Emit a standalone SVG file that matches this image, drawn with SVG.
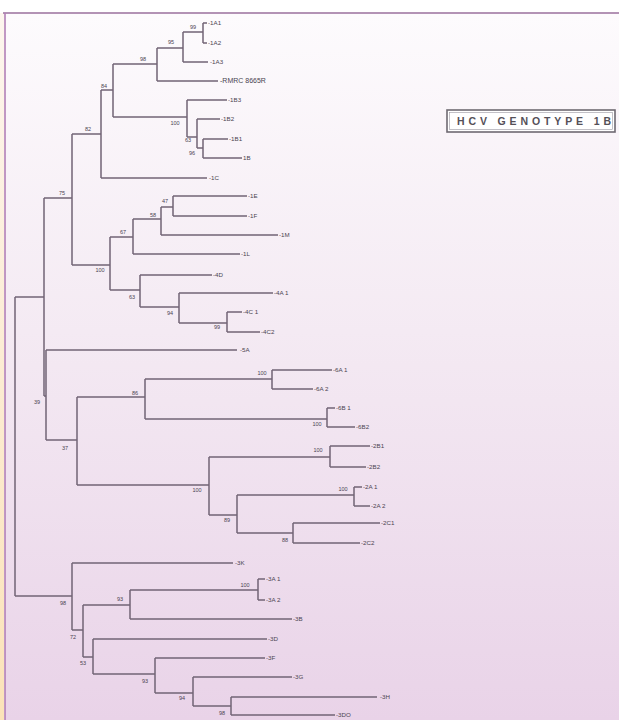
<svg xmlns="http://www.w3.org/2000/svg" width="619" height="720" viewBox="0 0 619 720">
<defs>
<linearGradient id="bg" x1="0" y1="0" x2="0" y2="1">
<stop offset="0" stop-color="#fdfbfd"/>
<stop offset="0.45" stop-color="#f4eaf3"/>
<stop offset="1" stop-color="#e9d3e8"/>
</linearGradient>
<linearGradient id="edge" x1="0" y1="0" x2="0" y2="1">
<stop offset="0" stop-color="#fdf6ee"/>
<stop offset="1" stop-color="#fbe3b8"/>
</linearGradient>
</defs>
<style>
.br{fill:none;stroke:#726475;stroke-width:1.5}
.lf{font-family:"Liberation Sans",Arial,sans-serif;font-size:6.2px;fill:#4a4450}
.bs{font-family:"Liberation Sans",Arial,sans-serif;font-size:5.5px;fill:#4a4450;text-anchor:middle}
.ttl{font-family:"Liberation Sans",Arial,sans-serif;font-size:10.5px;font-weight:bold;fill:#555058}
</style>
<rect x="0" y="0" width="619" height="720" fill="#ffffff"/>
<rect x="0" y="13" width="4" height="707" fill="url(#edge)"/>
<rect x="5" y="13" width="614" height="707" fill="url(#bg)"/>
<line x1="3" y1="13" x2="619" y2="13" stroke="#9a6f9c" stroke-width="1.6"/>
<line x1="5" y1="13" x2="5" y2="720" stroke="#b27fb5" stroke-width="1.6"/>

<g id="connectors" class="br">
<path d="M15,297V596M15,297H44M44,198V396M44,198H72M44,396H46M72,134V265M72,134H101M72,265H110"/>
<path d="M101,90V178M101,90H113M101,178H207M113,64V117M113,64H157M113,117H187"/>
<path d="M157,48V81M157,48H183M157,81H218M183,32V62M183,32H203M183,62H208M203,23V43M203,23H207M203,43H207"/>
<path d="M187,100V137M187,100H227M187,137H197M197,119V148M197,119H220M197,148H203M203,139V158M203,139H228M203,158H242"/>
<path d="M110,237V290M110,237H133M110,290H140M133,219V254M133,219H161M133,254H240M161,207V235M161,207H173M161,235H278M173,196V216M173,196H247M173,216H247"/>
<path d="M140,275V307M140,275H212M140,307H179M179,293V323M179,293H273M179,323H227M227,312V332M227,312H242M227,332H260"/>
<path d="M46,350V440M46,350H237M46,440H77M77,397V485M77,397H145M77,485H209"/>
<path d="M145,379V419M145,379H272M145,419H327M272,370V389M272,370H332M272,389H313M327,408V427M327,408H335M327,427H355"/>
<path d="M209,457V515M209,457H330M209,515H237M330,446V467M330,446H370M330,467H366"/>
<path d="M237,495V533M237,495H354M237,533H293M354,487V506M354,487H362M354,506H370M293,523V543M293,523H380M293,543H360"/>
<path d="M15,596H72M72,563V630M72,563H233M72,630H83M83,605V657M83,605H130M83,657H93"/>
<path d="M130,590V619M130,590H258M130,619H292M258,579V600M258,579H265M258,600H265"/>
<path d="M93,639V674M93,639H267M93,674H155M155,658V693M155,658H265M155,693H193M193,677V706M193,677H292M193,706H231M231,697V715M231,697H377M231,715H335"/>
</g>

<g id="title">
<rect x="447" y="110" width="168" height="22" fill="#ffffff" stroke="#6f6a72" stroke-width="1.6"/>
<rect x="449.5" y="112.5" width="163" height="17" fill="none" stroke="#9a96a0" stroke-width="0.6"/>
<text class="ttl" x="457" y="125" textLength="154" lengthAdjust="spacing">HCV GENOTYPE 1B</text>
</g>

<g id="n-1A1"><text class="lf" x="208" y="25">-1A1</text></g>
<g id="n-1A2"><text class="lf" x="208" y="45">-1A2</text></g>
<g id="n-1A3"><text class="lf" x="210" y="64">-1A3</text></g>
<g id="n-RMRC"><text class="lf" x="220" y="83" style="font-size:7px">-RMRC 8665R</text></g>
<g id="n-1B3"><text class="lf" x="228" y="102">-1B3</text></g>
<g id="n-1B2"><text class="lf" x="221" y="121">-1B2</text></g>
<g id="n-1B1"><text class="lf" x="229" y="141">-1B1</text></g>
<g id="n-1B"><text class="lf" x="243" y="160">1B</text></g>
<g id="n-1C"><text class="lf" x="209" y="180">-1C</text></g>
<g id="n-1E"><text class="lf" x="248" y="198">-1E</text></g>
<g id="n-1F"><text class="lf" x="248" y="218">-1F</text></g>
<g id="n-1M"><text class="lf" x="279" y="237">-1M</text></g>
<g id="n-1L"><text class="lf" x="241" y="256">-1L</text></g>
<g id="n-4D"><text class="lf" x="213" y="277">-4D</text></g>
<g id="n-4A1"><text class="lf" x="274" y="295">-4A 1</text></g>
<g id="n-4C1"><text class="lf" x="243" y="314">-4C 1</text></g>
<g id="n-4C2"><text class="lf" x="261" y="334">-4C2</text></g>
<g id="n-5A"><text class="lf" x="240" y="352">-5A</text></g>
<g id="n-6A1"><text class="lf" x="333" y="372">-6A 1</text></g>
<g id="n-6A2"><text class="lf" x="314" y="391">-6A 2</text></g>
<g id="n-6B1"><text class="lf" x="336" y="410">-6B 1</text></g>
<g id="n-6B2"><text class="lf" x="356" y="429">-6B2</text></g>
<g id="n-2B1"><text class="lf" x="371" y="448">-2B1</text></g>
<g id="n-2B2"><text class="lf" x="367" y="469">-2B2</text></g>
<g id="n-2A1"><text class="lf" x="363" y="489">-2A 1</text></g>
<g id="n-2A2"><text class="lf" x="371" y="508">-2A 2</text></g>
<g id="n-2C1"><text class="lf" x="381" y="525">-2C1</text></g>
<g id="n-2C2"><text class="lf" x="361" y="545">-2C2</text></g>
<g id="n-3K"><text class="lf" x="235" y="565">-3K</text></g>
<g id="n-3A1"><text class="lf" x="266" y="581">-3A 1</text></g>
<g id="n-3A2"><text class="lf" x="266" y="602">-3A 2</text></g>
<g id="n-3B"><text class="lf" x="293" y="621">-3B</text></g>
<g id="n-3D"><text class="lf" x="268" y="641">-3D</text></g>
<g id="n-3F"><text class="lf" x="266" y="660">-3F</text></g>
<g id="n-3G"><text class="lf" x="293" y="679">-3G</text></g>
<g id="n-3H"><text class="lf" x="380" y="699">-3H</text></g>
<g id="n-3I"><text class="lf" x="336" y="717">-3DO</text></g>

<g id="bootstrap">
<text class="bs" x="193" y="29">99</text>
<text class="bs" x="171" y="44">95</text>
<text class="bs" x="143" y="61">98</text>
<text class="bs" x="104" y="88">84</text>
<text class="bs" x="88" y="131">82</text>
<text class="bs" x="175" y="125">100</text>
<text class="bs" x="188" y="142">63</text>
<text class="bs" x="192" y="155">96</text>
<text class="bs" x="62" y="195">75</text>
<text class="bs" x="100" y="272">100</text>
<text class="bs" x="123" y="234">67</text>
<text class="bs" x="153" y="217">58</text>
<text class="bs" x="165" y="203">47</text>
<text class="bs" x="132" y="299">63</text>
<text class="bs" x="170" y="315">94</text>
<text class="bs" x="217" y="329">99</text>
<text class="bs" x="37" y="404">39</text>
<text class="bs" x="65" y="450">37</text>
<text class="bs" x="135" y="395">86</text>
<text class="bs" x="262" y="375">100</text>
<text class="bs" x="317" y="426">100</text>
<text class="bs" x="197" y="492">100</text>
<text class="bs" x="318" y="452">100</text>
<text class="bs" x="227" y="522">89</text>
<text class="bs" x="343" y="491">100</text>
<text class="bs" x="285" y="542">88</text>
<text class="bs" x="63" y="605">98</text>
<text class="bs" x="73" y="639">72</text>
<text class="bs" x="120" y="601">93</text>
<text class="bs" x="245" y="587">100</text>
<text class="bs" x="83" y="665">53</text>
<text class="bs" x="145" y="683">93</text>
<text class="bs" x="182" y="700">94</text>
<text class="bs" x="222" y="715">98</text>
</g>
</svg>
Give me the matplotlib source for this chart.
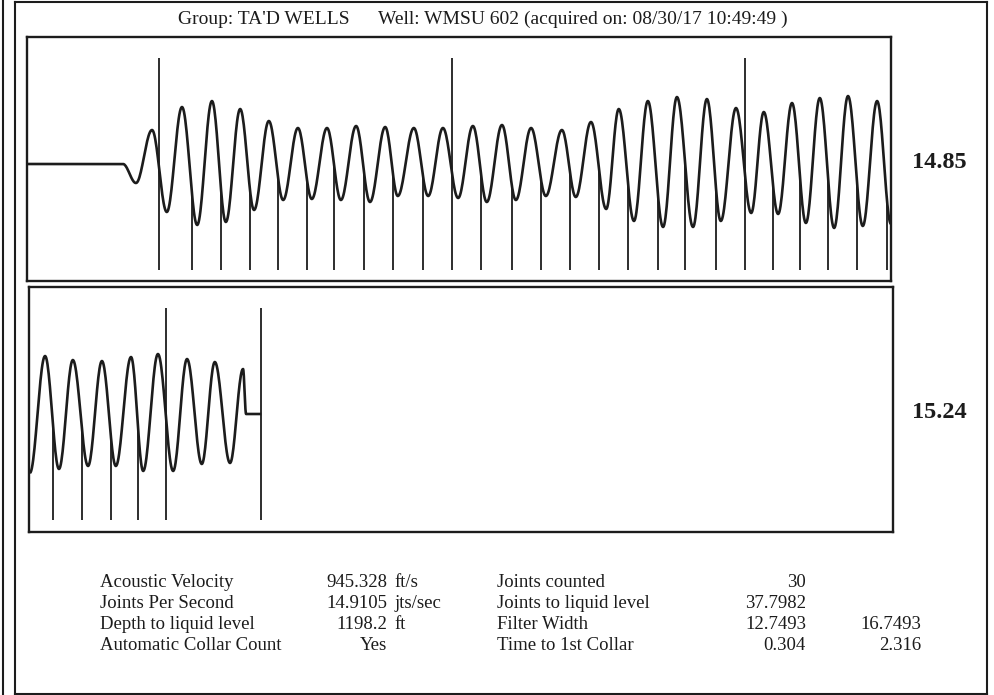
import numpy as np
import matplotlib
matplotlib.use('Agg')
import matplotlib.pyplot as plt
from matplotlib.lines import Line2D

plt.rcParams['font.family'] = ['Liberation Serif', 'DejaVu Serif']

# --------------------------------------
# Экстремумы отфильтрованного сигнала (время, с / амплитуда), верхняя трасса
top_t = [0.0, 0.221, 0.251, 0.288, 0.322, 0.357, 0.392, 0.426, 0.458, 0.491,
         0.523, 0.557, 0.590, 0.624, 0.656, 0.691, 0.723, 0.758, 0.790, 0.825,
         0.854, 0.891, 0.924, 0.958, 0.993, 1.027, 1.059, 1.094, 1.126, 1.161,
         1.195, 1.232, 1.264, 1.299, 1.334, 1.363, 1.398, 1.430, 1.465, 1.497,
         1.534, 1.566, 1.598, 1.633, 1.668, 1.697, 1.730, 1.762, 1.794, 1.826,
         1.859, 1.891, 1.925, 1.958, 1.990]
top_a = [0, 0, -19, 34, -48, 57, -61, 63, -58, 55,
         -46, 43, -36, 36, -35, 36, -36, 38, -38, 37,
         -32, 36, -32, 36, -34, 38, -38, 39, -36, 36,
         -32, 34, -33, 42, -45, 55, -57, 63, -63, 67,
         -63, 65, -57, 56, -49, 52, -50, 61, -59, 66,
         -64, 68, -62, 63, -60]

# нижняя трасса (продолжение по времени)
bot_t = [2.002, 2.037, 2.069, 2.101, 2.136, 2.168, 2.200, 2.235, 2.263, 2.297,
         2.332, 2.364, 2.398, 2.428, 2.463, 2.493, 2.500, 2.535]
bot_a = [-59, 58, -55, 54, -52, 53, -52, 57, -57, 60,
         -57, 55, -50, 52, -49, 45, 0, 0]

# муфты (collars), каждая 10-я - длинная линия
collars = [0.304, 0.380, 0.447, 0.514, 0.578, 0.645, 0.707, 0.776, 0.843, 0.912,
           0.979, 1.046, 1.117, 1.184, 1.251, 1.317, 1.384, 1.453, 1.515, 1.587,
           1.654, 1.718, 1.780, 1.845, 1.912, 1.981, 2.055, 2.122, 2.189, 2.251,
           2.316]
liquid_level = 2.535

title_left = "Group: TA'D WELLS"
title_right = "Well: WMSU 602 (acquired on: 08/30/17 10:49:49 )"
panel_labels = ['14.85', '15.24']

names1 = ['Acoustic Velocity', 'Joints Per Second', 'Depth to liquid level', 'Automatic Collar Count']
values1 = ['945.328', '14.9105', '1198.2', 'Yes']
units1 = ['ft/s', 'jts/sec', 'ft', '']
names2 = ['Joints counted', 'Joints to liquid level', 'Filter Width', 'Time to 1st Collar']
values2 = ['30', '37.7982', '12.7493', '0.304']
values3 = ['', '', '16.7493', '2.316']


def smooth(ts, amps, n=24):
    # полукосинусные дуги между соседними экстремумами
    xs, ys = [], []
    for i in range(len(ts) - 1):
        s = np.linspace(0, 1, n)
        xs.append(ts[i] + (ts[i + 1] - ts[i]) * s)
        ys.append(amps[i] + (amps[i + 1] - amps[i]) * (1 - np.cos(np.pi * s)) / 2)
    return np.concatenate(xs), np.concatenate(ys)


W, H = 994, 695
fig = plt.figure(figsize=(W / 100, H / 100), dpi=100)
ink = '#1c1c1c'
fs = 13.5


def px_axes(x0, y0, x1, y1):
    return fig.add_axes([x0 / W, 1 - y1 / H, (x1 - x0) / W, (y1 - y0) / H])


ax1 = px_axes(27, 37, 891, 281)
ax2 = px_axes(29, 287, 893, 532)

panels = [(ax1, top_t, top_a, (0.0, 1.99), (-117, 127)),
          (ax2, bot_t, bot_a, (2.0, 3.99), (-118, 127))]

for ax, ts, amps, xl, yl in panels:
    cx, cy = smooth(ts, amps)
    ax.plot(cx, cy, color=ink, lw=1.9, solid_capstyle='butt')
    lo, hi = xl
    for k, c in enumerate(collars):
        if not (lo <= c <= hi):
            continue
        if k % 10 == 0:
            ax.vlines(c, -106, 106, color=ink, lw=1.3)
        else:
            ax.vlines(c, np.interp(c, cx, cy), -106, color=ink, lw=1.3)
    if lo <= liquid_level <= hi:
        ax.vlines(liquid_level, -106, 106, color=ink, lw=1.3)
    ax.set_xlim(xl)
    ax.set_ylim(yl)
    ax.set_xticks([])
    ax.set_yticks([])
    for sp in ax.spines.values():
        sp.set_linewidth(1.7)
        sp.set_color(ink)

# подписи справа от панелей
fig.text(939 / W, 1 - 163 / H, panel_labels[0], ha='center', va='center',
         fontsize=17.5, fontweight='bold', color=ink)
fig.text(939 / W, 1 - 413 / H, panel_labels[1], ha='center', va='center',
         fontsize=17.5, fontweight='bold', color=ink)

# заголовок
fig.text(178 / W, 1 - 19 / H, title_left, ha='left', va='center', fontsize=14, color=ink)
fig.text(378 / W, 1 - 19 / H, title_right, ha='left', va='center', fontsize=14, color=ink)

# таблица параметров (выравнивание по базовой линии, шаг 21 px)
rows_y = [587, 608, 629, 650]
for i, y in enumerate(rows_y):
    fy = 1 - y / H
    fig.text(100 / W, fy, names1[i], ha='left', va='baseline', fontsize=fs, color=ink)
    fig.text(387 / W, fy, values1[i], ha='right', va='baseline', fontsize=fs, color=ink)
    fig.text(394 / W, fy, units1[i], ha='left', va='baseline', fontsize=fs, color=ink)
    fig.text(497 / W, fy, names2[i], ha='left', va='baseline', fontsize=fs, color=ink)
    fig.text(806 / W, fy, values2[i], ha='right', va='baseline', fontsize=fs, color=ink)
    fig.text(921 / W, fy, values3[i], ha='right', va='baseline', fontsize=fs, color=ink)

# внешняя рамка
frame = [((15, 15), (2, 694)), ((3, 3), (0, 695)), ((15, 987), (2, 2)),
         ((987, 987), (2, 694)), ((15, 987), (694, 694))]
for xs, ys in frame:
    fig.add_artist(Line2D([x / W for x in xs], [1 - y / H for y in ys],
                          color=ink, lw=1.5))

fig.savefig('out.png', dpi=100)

**What is required:** Transcribe only the lines from the line holding "Give me the matplotlib source for this chart." through the line holding "-64, 68, -62, 63, -60]", inclusive, without any of the pictures.

**Reply to the task:**
Give me the matplotlib source for this chart.
import numpy as np
import matplotlib
matplotlib.use('Agg')
import matplotlib.pyplot as plt
from matplotlib.lines import Line2D

plt.rcParams['font.family'] = ['Liberation Serif', 'DejaVu Serif']

# --------------------------------------
# Экстремумы отфильтрованного сигнала (время, с / амплитуда), верхняя трасса
top_t = [0.0, 0.221, 0.251, 0.288, 0.322, 0.357, 0.392, 0.426, 0.458, 0.491,
         0.523, 0.557, 0.590, 0.624, 0.656, 0.691, 0.723, 0.758, 0.790, 0.825,
         0.854, 0.891, 0.924, 0.958, 0.993, 1.027, 1.059, 1.094, 1.126, 1.161,
         1.195, 1.232, 1.264, 1.299, 1.334, 1.363, 1.398, 1.430, 1.465, 1.497,
         1.534, 1.566, 1.598, 1.633, 1.668, 1.697, 1.730, 1.762, 1.794, 1.826,
         1.859, 1.891, 1.925, 1.958, 1.990]
top_a = [0, 0, -19, 34, -48, 57, -61, 63, -58, 55,
         -46, 43, -36, 36, -35, 36, -36, 38, -38, 37,
         -32, 36, -32, 36, -34, 38, -38, 39, -36, 36,
         -32, 34, -33, 42, -45, 55, -57, 63, -63, 67,
         -63, 65, -57, 56, -49, 52, -50, 61, -59, 66,
         -64, 68, -62, 63, -60]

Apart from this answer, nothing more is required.